難聴者運動の新しい課題

難聴者は社会の理解が不十分な上、自身にも理解するための情報や自己学習やトレーニングする機会もないままだ。

難聴者運動としては、聞えのバリアフリーの拡大やコミュニケーション支援に取り組んできたが、難聴者自身が自分を高める場を求める運動がほとんどなかった。

難聴者協会や各グループの活動に参加することが自己実現を図るひとつの形であるが、個の人間としてはもっと幅広い自己実現を求められて良い。
そのための必要なのは難聴者の「エンパワメント」(自己実現促進支援)の考え方と実際のシステムだ。

日本の難聴者は三層構造ではないか。高齢難聴者群、高齢化して難聴になり自己実現を高齢を理由にあきらめやすい。
二層目は、中途失聴者、主に成人してから聴力が低下した人々だ。社会の中軸だが社会の理解と環境整備の遅れの中で苦悩している。人工内耳装用者も含まれる。
社会経験を持ち行動力のある団塊世代もここにカテゴライズする。
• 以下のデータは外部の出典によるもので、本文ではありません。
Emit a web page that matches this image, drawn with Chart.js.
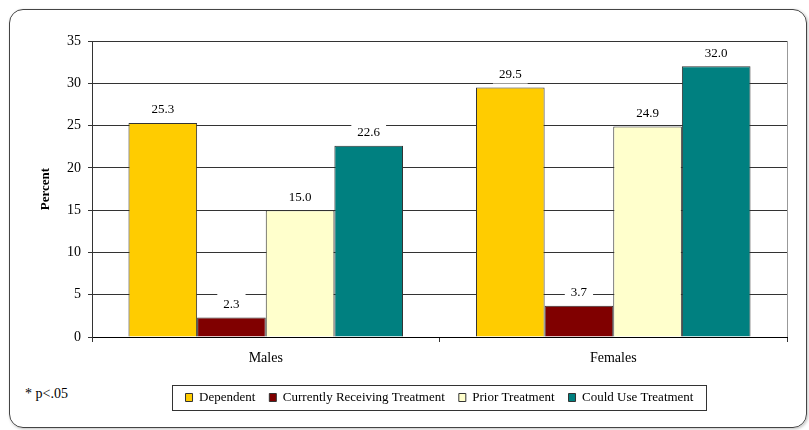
<!DOCTYPE html>
<html lang="en">

<head>
    <meta charset="UTF-8">
    <title>Percent by Gender</title>
    <script src="https://cdn.jsdelivr.net/npm/chart.js"></script>
    <style>
        body {
            margin: 0;
            background-color: #ffffff;
            font-family: 'Liberation Serif', serif;
        }

        .frame {
            position: absolute;
            left: 9px;
            top: 9px;
            width: 796px;
            height: 417px;
            border: 1px solid #444;
            border-radius: 14px;
            box-shadow: 1px 1px 3px rgba(0, 0, 0, 0.25);
        }

        .note {
            position: absolute;
            left: 25px;
            top: 386px;
            font-size: 14px;
            color: #000;
        }

        .chart-box {
            position: absolute;
            left: 0;
            top: 0;
            width: 809px;
            height: 430px;
        }
    </style>
</head>

<body>
    <div class="frame"></div>
    <div class="note">* p&lt;.05</div>
    <div class="chart-box">
        <canvas id="barChart"></canvas>
    </div>

    <script>
        const categories = ['Males', 'Females'];
        const seriesNames = ['Dependent', 'Currently Receiving Treatment', 'Prior Treatment', 'Could Use Treatment'];
        const dependent = [25.3, 29.5];
        const currentlyReceiving = [2.3, 3.7];
        const priorTreatment = [15.0, 24.9];
        const couldUse = [22.6, 32.0];
        const yTicks = [0, 5, 10, 15, 20, 25, 30, 35];

        const colors = ['#FFCC00', '#800000', '#FFFFCC', '#008080'];
        const seriesValues = [dependent, currentlyReceiving, priorTreatment, couldUse];

        // value labels with a white box behind them
        const valueLabels = {
            id: 'valueLabels',
            afterDatasetsDraw(chart) {
                const ctx = chart.ctx;
                ctx.save();
                ctx.font = '13px "Liberation Serif"';
                ctx.textAlign = 'center';
                ctx.textBaseline = 'middle';
                chart.data.datasets.forEach((ds, i) => {
                    chart.getDatasetMeta(i).data.forEach((bar, j) => {
                        const txt = ds.data[j].toFixed(1);
                        const w = ctx.measureText(txt).width;
                        const y = bar.y - 13;
                        ctx.fillStyle = '#ffffff';
                        ctx.fillRect(bar.x - w / 2 - 6, y - 11, w + 12, 20);
                        ctx.fillStyle = '#000000';
                        ctx.fillText(txt, bar.x, y);
                    });
                });
                ctx.restore();
            }
        };

        // right edge of plot, legend centred under plot, box round legend
        const extras = {
            id: 'extras',
            afterLayout(chart) {
                const a = chart.chartArea;
                const lg = chart.legend;
                const shift = (a.left + a.right) / 2 - (lg.left + lg.right) / 2;
                lg.left += shift;
                lg.right += shift;
            },
            beforeDatasetsDraw(chart) {
                const ctx = chart.ctx;
                const a = chart.chartArea;
                ctx.save();
                ctx.strokeStyle = '#999';
                ctx.lineWidth = 1;
                ctx.beginPath();
                ctx.moveTo(Math.round(a.right) + 0.5, a.top);
                ctx.lineTo(Math.round(a.right) + 0.5, a.bottom);
                ctx.stroke();
                ctx.restore();
            },
            afterDraw(chart) {
                const boxes = chart.legend.legendHitBoxes;
                if (!boxes || !boxes.length) return;
                const left = Math.min(...boxes.map(b => b.left));
                const right = Math.max(...boxes.map(b => b.left + b.width));
                const top = Math.min(...boxes.map(b => b.top));
                const bottom = Math.max(...boxes.map(b => b.top + b.height));
                const ctx = chart.ctx;
                ctx.save();
                ctx.strokeStyle = '#333';
                ctx.lineWidth = 1;
                ctx.strokeRect(Math.round(left - 14) + 0.5, Math.round(top - 6) + 0.5,
                    Math.round(right - left + 26), Math.round(bottom - top + 12));
                ctx.restore();
            }
        };

        function renderBarChart() {
            const ctx = document.getElementById('barChart').getContext('2d');
            new Chart(ctx, {
                type: 'bar',
                data: {
                    labels: categories,
                    datasets: seriesNames.map((name, i) => ({
                        label: name,
                        data: seriesValues[i],
                        backgroundColor: colors[i],
                        borderColor: '#333',
                        borderWidth: 1,
                        barPercentage: 1.0,
                        categoryPercentage: 0.79
                    }))
                },
                options: {
                    responsive: true,
                    maintainAspectRatio: false,
                    animation: false,
                    layout: {
                        padding: { left: 34, right: 22, top: 41, bottom: 16 }
                    },
                    plugins: {
                        legend: {
                            position: 'bottom',
                            labels: {
                                boxWidth: 7,
                                boxHeight: 8,
                                padding: 14,
                                color: '#000',
                                font: { family: 'Liberation Serif', size: 13 }
                            }
                        },
                        tooltip: { enabled: false }
                    },
                    scales: {
                        x: {
                            afterFit(scale) { scale.height = 40; },
                            grid: {
                                drawOnChartArea: false,
                                drawTicks: true,
                                tickLength: 5,
                                offset: true,
                                color: '#333'
                            },
                            border: { color: '#000' },
                            ticks: {
                                color: '#000',
                                padding: 8,
                                font: { family: 'Liberation Serif', size: 14 }
                            }
                        },
                        y: {
                            min: 0,
                            max: 35,
                            afterFit(scale) { scale.width = 58; },
                            afterBuildTicks(scale) {
                                scale.ticks = yTicks.map(v => ({ value: v }));
                            },
                            grid: {
                                color: '#333',
                                tickLength: 4
                            },
                            border: { color: '#333' },
                            ticks: {
                                color: '#000',
                                padding: 7,
                                font: { family: 'Liberation Serif', size: 14 }
                            },
                            title: {
                                display: true,
                                text: 'Percent',
                                color: '#000',
                                padding: { top: 4, bottom: 4 },
                                font: { family: 'Liberation Serif', size: 13, weight: 'bold' }
                            }
                        }
                    }
                },
                plugins: [valueLabels, extras]
            });
        }

        document.addEventListener("DOMContentLoaded", renderBarChart);
    </script>

</body>

</html>
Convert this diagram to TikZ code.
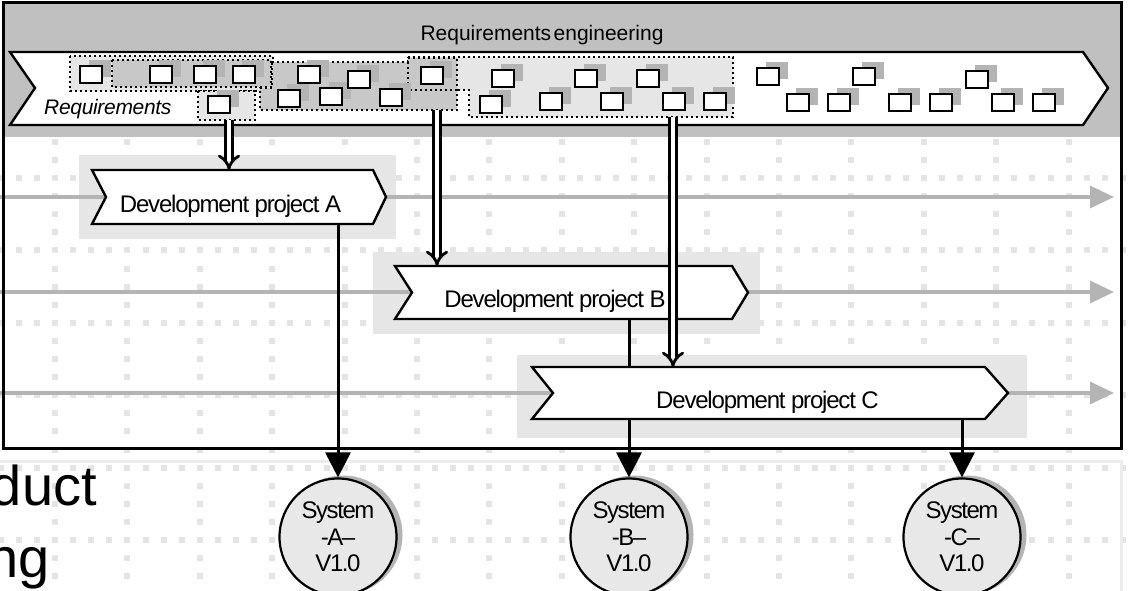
\documentclass[tikz,border=0pt]{standalone}
\usepackage{fontspec}
\setmainfont{Liberation Sans}
\usetikzlibrary{arrows.meta,calc}
\definecolor{hdr}{HTML}{C0C0C0}
\definecolor{shadec}{HTML}{E6E6E6}
\definecolor{grp}{HTML}{C8C8C8}
\definecolor{shadowc}{HTML}{B4B4B4}
\definecolor{gridc}{HTML}{E4E4E4}
\definecolor{tline}{HTML}{B4B4B4}
\definecolor{sysfill}{HTML}{E8E8E8}
\definecolor{faint}{HTML}{ECECEC}
\begin{document}
\begin{tikzpicture}[x=1pt,y=-1pt,
  reqbox/.style={draw=black, line width=1.9pt, fill=white},
  grpl/.style={draw=black, line width=1.8pt, dash pattern=on 1.8pt off 3.2pt},
  chev/.style={draw=black, line width=2.4pt, fill=white, line join=miter},
  chevbox/.style={inner sep=0pt, outer sep=0pt, draw=none},
  ptext/.style={font=\fontsize{24}{28}\selectfont\addfontfeature{LetterSpace=-5}},
  tl/.style={draw=tline, line width=3.5pt, -{Triangle[length=24pt,width=22pt]}},
  dbl/.style={draw=black, double=white, double distance=4.5pt, line width=2.8pt, -{Implies[length=14pt,width=26pt]}},
  sysarrow/.style={draw=black, line width=3pt, -{Triangle[length=25pt,width=25pt]}},
  sys/.style={circle, draw=black, line width=2.2pt, fill=sysfill, minimum size=117pt, inner sep=0pt, align=center,
    font=\fontsize{24}{26.5}\selectfont\addfontfeature{LetterSpace=-6}},
]
\useasboundingbox (0,0) rectangle (1128,591);

% background grid of light dots
\foreach \j in {0,...,5} {
  \foreach \i in {-3,...,59} {
    \fill[gridc] ({55+18.1*\i-3},{178+72.4*\j-3}) rectangle ++(6,6);
  }
}
\foreach \i in {0,...,14} {
  \foreach \k in {-2,...,23} {
    \fill[gridc] ({55+72.4*\i-3},{178+18.1*\k-3}) rectangle ++(6,6);
  }
}

% faint frame of the slide underneath
\draw[faint, line width=3pt] (0,461) -- (1121,461) -- (1121,595);

% cut-off slide text
\node[anchor=base east, inner sep=0pt, font=\fontsize{56}{60}\selectfont] (slide1) at (97,505) {duct};
\node[anchor=base east, inner sep=0pt, font=\fontsize{56}{60}\selectfont] (slide2) at (50,577) {ng};

% header band
\fill[hdr] (3,3) rectangle (1121,137);
\node[anchor=base, inner sep=0pt, font=\fontsize{21}{24}\selectfont] (hdrtext) at (542,41) {Requirements\hspace{0.12em}engineering};

% requirements ribbon
\path[draw=black, line width=2.4pt, fill=white, line join=miter]
  (10,52) -- (1083,52) -- (1108,88) -- (1083,125) -- (10,125) -- (35,88) -- cycle;
\node[anchor=base west, inner sep=0pt, font=\fontsize{21}{24}\selectfont\itshape\addfontfeature{LetterSpace=-1.5}] (reqlabel) at (44,115) {Requirements};

% requirement groups
\path[grpl, fill=shadec] (70,56) rectangle (273,91);
\path[grpl, fill=grp] (112,60) rectangle (271,87);
\path[grpl, fill=shadec] (198,91) rectangle (255,120);
\path[grpl, fill=shadec] (408,57) -- (733,57) -- (733,117) -- (469,117) -- (469,90) -- (408,90) -- cycle;
\path[grpl, fill=grp] (272,62) -- (408,62) -- (408,58) -- (457,58) -- (457,110) -- (260,110) -- (260,88) -- (272,88) -- cycle;
\draw[grpl] (408,62) -- (408,90) -- (457,90);

% requirement boxes with shadows
\def\reqlist{80/66,150/66,194/66,233/66,298/66,348/71,421/67,492/70,575/70,637/70,757/68,853/68,966/71,
  208/96,278/90,320/88,380/89,480/96,540/93,601/93,663/93,704/93,787/94,828/94,889/94,930/94,992/94,1033/94}
\foreach \x/\y in \reqlist { \fill[shadowc] (\x+9,\y-6) rectangle ++(22,17); }
\foreach \x/\y in \reqlist { \path[reqbox] (\x,\y) rectangle ++(22,17); }

% anchor coordinates under the groups
\coordinate (g2s) at (229,120);
\coordinate (g3s) at (437,110);
\coordinate (g5s) at (673,117);

% project bounding nodes
\node[chevbox, minimum width=294pt, minimum height=54pt] (pA) at (239,197) {};
\node[chevbox, minimum width=353pt, minimum height=53pt] (pB) at (571.5,292.5) {};
\node[chevbox, minimum width=476pt, minimum height=52pt] (pC) at (770,393) {};

% shading behind projects
\fill[shadec] (79,155) rectangle (396,239);
\fill[shadec] (373,252) rectangle (760,334);
\fill[shadec] (517,355) rectangle (1027,438);

% timelines
\coordinate (tA0) at (0,197);   \coordinate (tA1) at (1114,197);
\coordinate (tB0) at (0,292);   \coordinate (tB1) at (1114,292);
\coordinate (tC0) at (0,393);   \coordinate (tC1) at (1114,393);
\draw[tl] (tA0) -- (tA1);
\draw[tl] (tB0) -- (tB1);
\draw[tl] (tC0) -- (tC1);

% outer frame
\draw[line width=3pt] (3,3) rectangle (1121,448);

% chevrons A and B
\path[chev] (pA.north west) -- ($(pA.north east)+(-13,0)$) -- (pA.east) -- ($(pA.south east)+(-13,0)$)
  -- (pA.south west) -- ($(pA.west)+(14,0)$) -- cycle;
\node[ptext, anchor=base, inner sep=0pt] (pAt) at (230.5,212) {Development project A};
\path[chev] (pB.north west) -- ($(pB.north east)+(-16,0)$) -- (pB.east) -- ($(pB.south east)+(-16,0)$)
  -- (pB.south west) -- ($(pB.west)+(17,0)$) -- cycle;
\node[ptext, anchor=base, inner sep=0pt] (pBt) at (555,307) {Development project B};

% resulting systems
\fill[shadowc] (343,535) circle (59.5);
\fill[shadowc] (634,535) circle (59.5);
\fill[shadowc] (967,535) circle (59.5);
\node[sys] (sysA) at (338,537) {System\\-A–\\V1.0};
\node[sys] (sysB) at (629,537) {System\\-B–\\V1.0};
\node[sys] (sysC) at (962,537) {System\\-C–\\V1.0};

\draw[sysarrow] (pA.south -| sysA) -- (sysA.north);
\draw[sysarrow] (pB.south -| sysB) -- (sysB.north);

% chevron C (over the line from B)
\path[chev] (pC.north west) -- ($(pC.north east)+(-23,0)$) -- (pC.east) -- ($(pC.south east)+(-23,0)$)
  -- (pC.south west) -- ($(pC.west)+(21,0)$) -- cycle;
\node[ptext, anchor=base, inner sep=0pt] (pCt) at (767.5,408) {Development project C};
\draw[sysarrow] (pC.south -| sysC) -- (sysC.north);

% requirements flowing into projects
\draw[dbl] (g2s) -- (g2s |- pA.north);
\draw[dbl] (g3s) -- (g3s |- pB.north);
\draw[dbl] (g5s) -- (g5s |- pC.north);
\end{tikzpicture}
\end{document}
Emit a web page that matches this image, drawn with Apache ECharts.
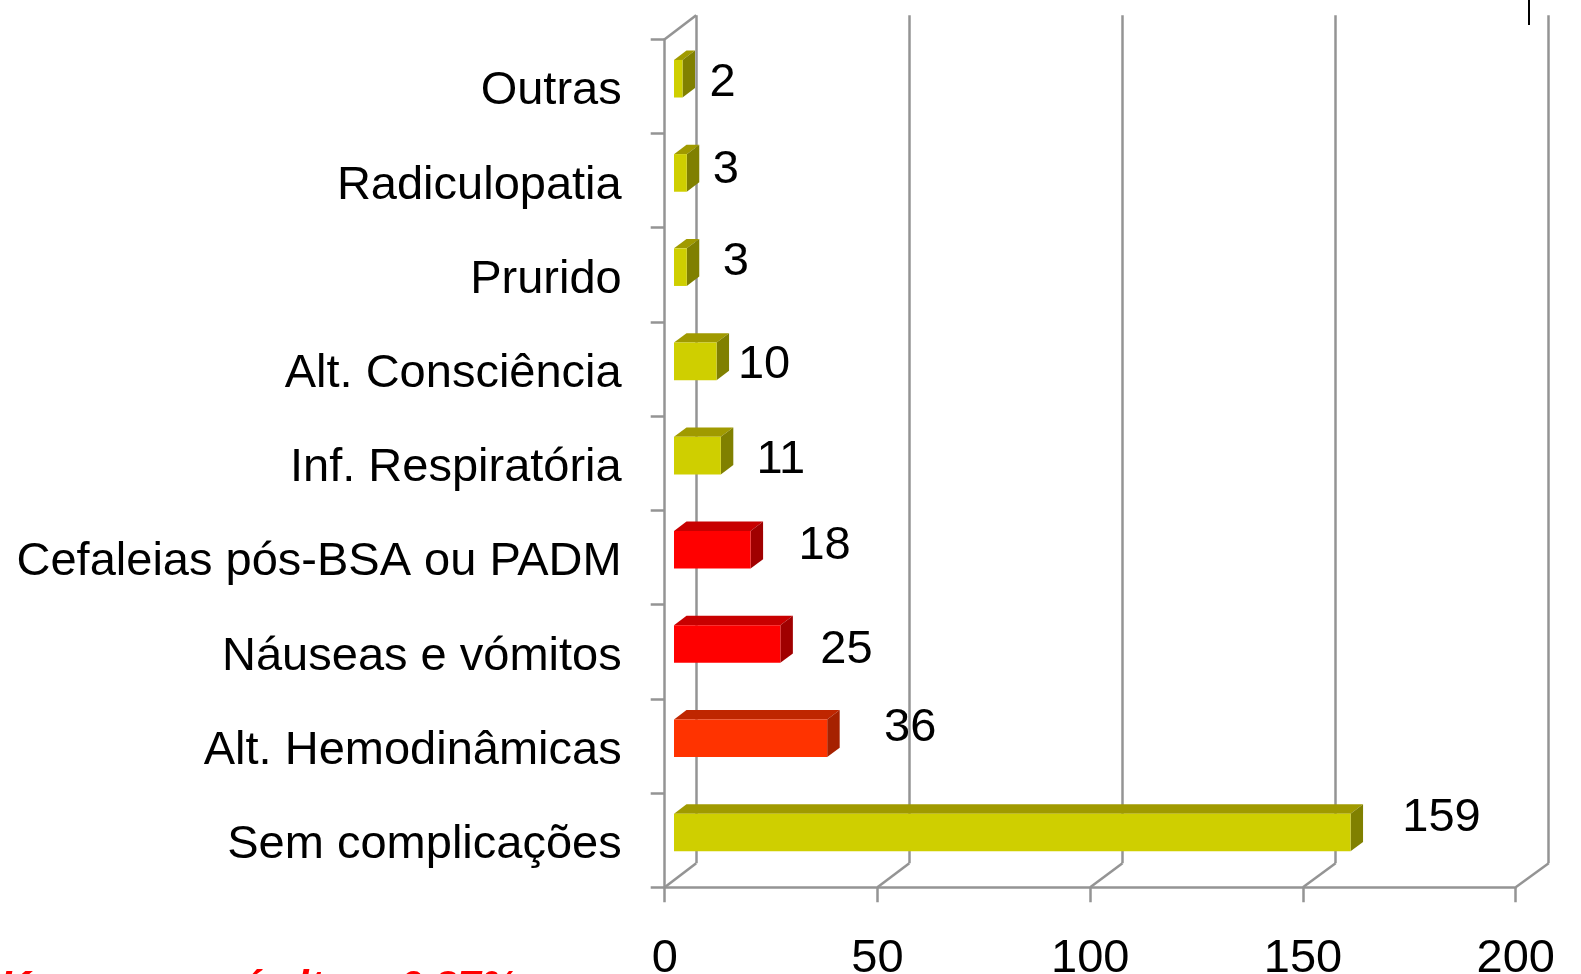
<!DOCTYPE html>
<html>
<head>
<meta charset="utf-8">
<style>html,body{margin:0;padding:0;background:#fff;overflow:hidden}#c{width:1581px;height:974px}</style>
<script src="https://cdn.jsdelivr.net/npm/echarts@6/dist/echarts.min.js"></script>
</head>
<body>
<div id="c"></div>
<script>
// Data (bottom to top)
const categories = ['Sem complicações','Alt. Hemodinâmicas','Náuseas e vómitos','Cefaleias pós-BSA ou PADM','Inf. Respiratória','Alt. Consciência','Prurido','Radiculopatia','Outras'];
const values = [159,36,25,18,11,10,3,3,2];
const xTicks = [0,50,100,150,200];
const footnoteParts = ['K','é','lt','0,27%'];

// Styling / layout
const barTone = ['yellow','orange','red','red','yellow','yellow','yellow','yellow','yellow'];
const tones = {
  yellow:{face:'#CFCF00',top:'#A09A00',side:'#808000'},
  red:{face:'#FF0000',top:'#C80000',side:'#A00000'},
  orange:{face:'#FF3300',top:'#BF2600',side:'#A62100'}
};
const labelDx = [91,83,66,74,60,47.5,49,39,40];
const labelDy = [-14.4,-10,6.5,-4,4.3,3.7,-5,-2.5,4];
const footnoteX = [0,241,297,399];
const FONT = '"Liberation Sans", Arial, sans-serif';
const GREY = '#949494';
const LINE_W = 2.5;
const DEPTH_Y = 24;
const BAR_DX = 12.5, BAR_DY = 9.4, BAR_H = 37.6, BAR_X0 = 9.3, BAR_SHIFT = -7.7;

function renderBar(params, api){
  const i = params.dataIndex;
  const v = api.value(0);
  const c = api.coord([v, i]);
  const o = api.coord([0, i]);
  const t = tones[barTone[i]];
  const x0 = o[0] + BAR_X0, x1 = c[0] + BAR_X0;
  const y0 = c[1] + BAR_SHIFT - BAR_H/2, y1 = y0 + BAR_H;
  return {type:'group',children:[
    {type:'polygon',shape:{points:[[x0,y0],[x0+BAR_DX,y0-BAR_DY],[x1+BAR_DX,y0-BAR_DY],[x1,y0]]},style:{fill:t.top}},
    {type:'polygon',shape:{points:[[x1,y0],[x1+BAR_DX,y0-BAR_DY],[x1+BAR_DX,y1-BAR_DY],[x1,y1]]},style:{fill:t.side}},
    {type:'rect',shape:{x:x0,y:y0,width:x1-x0,height:BAR_H},style:{fill:t.face}},
    {type:'text',z2:10,style:{x:x1+labelDx[i],y:(y0+y1)/2+labelDy[i],text:String(v),fill:'#000',font:'47px '+FONT,textAlign:'center',textVerticalAlign:'middle'}}
  ]};
}
function renderDiagonal(params, api){
  const v = api.value(0);
  const cs = params.coordSys;
  const x = api.coord([v,0])[0], y = cs.y + cs.height;
  const dx = 31.5 + 1.5*v/200;
  const kids = [{type:'line',shape:{x1:x,y1:y,x2:x+dx,y2:y-DEPTH_Y},style:{stroke:GREY,lineWidth:LINE_W,fill:null}}];
  if(v===0) kids.push({type:'line',shape:{x1:x,y1:cs.y,x2:x+dx,y2:cs.y-DEPTH_Y},style:{stroke:GREY,lineWidth:LINE_W,fill:null}});
  return {type:'group',children:kids};
}

const chart = echarts.init(document.getElementById('c'),null,{renderer:'canvas'});
chart.setOption({
  animation:false,
  backgroundColor:'#fff',
  grid:[
    {left:664.7,top:39.3,width:851,height:848,containLabel:false,outerBoundsMode:'none'},
    {left:696.2,top:15.3,width:852.5,height:848,containLabel:false,outerBoundsMode:'none'}
  ],
  xAxis:[
    {type:'value',gridIndex:0,min:0,max:200,interval:50,
     axisLine:{show:true,lineStyle:{color:GREY,width:LINE_W}},
     axisTick:{show:true,length:15,lineStyle:{color:GREY,width:LINE_W}},
     splitLine:{show:false},
     axisLabel:{show:true,margin:48,color:'#000',fontSize:47,fontFamily:FONT,hideOverlap:false,showMinLabel:true,showMaxLabel:true}},
    {type:'value',gridIndex:1,min:0,max:200,interval:50,
     axisLine:{show:false},axisTick:{show:false},axisLabel:{show:false},
     splitLine:{show:true,lineStyle:{color:GREY,width:LINE_W}}}
  ],
  yAxis:[
    {type:'category',gridIndex:0,data:categories,
     axisLine:{show:true,lineStyle:{color:GREY,width:LINE_W}},
     axisTick:{show:true,length:14,alignWithLabel:false,lineStyle:{color:GREY,width:LINE_W}},
     splitLine:{show:false},
     axisLabel:{show:true,margin:43,color:'#000',fontSize:47,fontFamily:FONT,interval:0,verticalAlign:'top',lineHeight:10}},
    {type:'value',gridIndex:1,min:0,max:1,show:false}
  ],
  series:[
    {type:'custom',name:'floor',coordinateSystem:'cartesian2d',xAxisIndex:0,yAxisIndex:0,z:1,silent:true,clip:false,
     renderItem:renderDiagonal,encode:{x:0},data:xTicks.map(v=>[v])},
    {type:'custom',name:'bars',coordinateSystem:'cartesian2d',xAxisIndex:0,yAxisIndex:0,z:5,silent:true,clip:false,
     renderItem:renderBar,encode:{x:0,y:1},data:values.map((v,i)=>[v,i])}
  ],
  graphic:[
    {type:'rect',shape:{x:1528,y:0,width:2,height:25},style:{fill:'#000'},silent:true},
    ...footnoteParts.map((t,i)=>({type:'text',x:footnoteX[i],y:967,silent:true,
      style:{text:t,fill:'#FF0000',font:'italic bold 42px '+FONT,textVerticalAlign:'top'}}))
  ]
});
</script>
</body>
</html>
多様性が大きい。
三層目が乳幼児からの難聴者だ。なかなかアイデンティティが持ちにくいために自己確立が遅れている。
この中に早期から集団で聴能発語指導を受けてきた人々がいる。いま40代前半だろうか。社会との関わりを積極的に持っている人も多く、注目すべき一群だ。

これらの人々に対するエンパワメントは別々に実施される必要があるだろう。

難聴者へのエンパワメントシステムは、どのような戦略が必要かまだ見えていない。
しかし、私たち自身が関わらなければ進まない。